## [Data provided]
»»

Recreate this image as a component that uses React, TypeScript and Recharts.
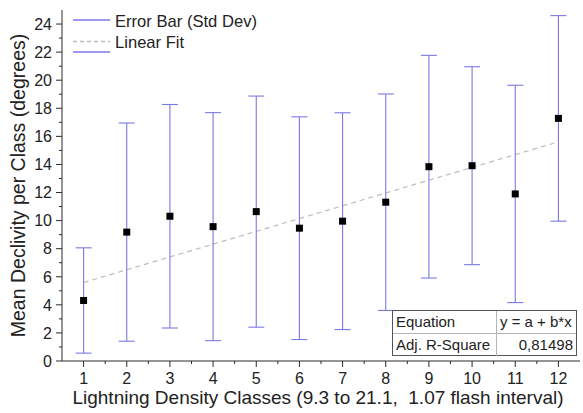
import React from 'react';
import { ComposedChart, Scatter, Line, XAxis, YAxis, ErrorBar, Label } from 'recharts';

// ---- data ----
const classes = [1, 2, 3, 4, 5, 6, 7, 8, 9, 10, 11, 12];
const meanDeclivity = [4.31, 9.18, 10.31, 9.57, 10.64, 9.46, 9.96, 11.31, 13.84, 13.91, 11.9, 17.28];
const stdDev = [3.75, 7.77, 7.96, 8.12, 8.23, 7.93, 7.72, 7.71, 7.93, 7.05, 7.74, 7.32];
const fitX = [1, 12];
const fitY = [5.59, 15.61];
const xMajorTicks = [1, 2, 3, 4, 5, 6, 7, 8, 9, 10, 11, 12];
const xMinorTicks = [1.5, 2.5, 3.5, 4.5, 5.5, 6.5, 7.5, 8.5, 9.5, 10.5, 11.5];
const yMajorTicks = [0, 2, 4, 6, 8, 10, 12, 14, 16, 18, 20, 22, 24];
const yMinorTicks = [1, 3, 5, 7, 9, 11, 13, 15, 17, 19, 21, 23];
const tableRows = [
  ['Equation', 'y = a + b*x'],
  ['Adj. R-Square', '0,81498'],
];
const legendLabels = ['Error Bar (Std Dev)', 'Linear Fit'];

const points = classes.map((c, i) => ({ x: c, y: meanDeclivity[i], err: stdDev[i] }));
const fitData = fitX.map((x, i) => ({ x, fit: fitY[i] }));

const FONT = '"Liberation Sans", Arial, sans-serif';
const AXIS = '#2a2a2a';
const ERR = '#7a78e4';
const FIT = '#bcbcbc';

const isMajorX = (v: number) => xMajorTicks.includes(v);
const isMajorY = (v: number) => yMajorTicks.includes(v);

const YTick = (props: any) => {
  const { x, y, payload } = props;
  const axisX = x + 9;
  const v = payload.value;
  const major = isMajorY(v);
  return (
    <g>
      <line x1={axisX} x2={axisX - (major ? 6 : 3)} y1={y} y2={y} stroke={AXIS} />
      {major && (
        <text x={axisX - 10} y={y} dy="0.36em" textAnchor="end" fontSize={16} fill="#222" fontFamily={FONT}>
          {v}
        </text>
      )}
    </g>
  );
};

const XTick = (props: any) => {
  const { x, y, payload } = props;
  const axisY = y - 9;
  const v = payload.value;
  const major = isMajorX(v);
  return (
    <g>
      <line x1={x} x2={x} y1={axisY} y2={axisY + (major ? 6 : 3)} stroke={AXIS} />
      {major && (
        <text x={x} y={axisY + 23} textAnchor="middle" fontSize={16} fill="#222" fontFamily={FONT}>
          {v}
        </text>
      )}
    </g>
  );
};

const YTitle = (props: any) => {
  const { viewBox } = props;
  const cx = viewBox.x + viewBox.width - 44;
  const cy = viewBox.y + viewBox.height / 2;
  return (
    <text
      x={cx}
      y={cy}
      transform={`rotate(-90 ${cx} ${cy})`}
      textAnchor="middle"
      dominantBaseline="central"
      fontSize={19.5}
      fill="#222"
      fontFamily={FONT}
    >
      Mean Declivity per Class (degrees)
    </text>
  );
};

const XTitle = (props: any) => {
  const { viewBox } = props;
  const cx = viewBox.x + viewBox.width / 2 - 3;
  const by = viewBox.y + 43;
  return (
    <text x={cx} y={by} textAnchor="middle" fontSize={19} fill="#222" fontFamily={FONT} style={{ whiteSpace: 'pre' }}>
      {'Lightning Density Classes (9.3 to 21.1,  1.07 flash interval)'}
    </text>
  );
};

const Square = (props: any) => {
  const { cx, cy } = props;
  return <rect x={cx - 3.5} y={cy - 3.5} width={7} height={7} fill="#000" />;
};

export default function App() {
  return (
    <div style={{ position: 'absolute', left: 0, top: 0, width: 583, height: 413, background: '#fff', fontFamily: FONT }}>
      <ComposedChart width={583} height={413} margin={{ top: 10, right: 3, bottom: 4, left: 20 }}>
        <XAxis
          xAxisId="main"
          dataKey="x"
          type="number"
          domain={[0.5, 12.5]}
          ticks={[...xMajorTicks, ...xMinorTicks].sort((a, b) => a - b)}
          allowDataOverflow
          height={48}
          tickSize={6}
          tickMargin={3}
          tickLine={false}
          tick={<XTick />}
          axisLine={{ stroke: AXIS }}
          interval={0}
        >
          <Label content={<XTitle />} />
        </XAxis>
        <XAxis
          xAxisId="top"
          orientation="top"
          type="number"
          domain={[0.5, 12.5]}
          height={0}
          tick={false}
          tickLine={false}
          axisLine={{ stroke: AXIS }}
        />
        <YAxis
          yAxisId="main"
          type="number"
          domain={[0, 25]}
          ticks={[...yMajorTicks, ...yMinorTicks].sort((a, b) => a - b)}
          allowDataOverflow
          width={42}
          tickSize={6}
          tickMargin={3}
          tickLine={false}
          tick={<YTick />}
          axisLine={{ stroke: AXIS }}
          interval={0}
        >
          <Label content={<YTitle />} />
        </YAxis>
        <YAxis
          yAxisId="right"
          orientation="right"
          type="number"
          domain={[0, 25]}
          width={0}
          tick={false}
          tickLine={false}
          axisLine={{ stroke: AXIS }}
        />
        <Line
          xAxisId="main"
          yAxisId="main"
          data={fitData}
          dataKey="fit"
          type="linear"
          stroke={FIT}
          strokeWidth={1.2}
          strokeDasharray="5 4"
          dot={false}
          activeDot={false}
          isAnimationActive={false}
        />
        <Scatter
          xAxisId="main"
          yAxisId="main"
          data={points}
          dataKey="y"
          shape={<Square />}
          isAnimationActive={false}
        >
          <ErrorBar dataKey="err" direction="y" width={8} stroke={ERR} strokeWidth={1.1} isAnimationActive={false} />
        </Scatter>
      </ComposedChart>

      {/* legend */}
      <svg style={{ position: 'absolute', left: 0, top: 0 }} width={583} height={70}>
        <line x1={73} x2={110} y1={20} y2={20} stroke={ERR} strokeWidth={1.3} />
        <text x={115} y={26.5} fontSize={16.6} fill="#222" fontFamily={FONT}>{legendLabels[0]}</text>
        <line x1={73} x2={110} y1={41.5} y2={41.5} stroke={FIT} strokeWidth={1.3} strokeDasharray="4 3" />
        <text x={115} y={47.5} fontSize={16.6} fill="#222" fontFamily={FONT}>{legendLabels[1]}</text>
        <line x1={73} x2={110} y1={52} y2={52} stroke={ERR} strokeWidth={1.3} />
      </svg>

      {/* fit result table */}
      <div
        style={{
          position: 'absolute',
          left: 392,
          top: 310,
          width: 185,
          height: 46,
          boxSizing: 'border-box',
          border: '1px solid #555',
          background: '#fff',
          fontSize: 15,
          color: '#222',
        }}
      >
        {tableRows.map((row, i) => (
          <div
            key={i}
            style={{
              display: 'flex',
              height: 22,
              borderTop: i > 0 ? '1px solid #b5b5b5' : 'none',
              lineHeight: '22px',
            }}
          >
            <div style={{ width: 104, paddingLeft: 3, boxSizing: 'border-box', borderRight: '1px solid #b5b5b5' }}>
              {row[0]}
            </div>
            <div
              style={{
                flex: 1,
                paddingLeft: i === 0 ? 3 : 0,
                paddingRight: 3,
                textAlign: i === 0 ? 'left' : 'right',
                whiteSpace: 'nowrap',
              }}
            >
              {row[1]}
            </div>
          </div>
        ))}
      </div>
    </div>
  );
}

««

## [What is being asked]
Leave out the pictures. Transcribe only the lines above, from the first through the one that contains "YAxis, ErrorBar, Label".

## [Full response]
Recreate this image as a component that uses React, TypeScript and Recharts.
import React from 'react';
import { ComposedChart, Scatter, Line, XAxis, YAxis, ErrorBar, Label } from 'recharts';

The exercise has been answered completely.